Memo To Rove: Read the Classified Information Nondislcosure Agreement

The New York Times reports this morning:

A 1982 statute makes it a crime for people with authorized access to classified information to knowingly identify covert agents. If officials learned the information solely from reporters rather than from confidential files, they probably did not violate the law. Even if they came to know the information in both ways, the fact that it was in public circulation would suggest that it was not particularly secret.

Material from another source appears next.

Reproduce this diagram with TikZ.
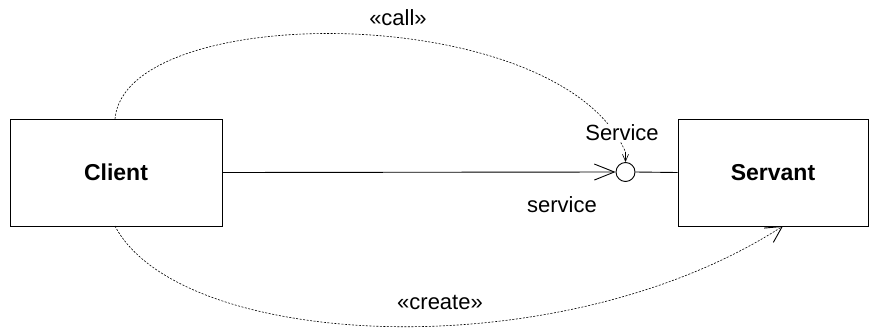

That’s not quite true. This characterization by the Times fails to report the duties assigned to individuals, like Karl Rove, who receive national security clearance. Administration officials who are given the national security clearance to receive classified information are required to sign the “Classified Information Nondisclosure Agreement,” also known as the “SF 312.” The SF 312 Briefing Booklet helps answer questions about the practices and procedures that should be followed by individuals given top national security clearance. Here’s what question #19 in that booklet says:

Question 19: If information that a signer of the SF 312 knows to have been classified appears in a public source, for example, in a newspaper article, may the signer assume that the information has been declassified and disseminate it elsewhere?

Answer: No. Information remains classified until it has been officially declassified. Its disclosure in a public source does not declassify the information. Of course, merely quoting the public source in the abstract is not a second unauthorized disclosure. However, before disseminating the information elsewhere or confirming the accuracy of what appears in the public source, the signer of the SF 312 must confirm through an authorized official that the information has, in fact, been declassified. If it has not, further dissemination of the information or confirmation of its accuracy is also an unauthorized disclosure.

The answer makes clear that Rove not only had a duty not to disclose the identity of a covert CIA agent, but he also had an affirmative duty prior to confirming Plame’s identity with a reporter to first “confirm through an authorized official that the information has, in fact, been declassified.” Thus, the argument by Rove allies, as reported by CNN, that “Rove was the recipient of information, not a provider” is irrelevant. Instead of saying “I heard that, too,” Rove’s answer to Novak should have been “no comment” when Novak said he heard Plame worked at the CIA. But that answer of course would have prevented him from engaging in the smear campaign against Wilson.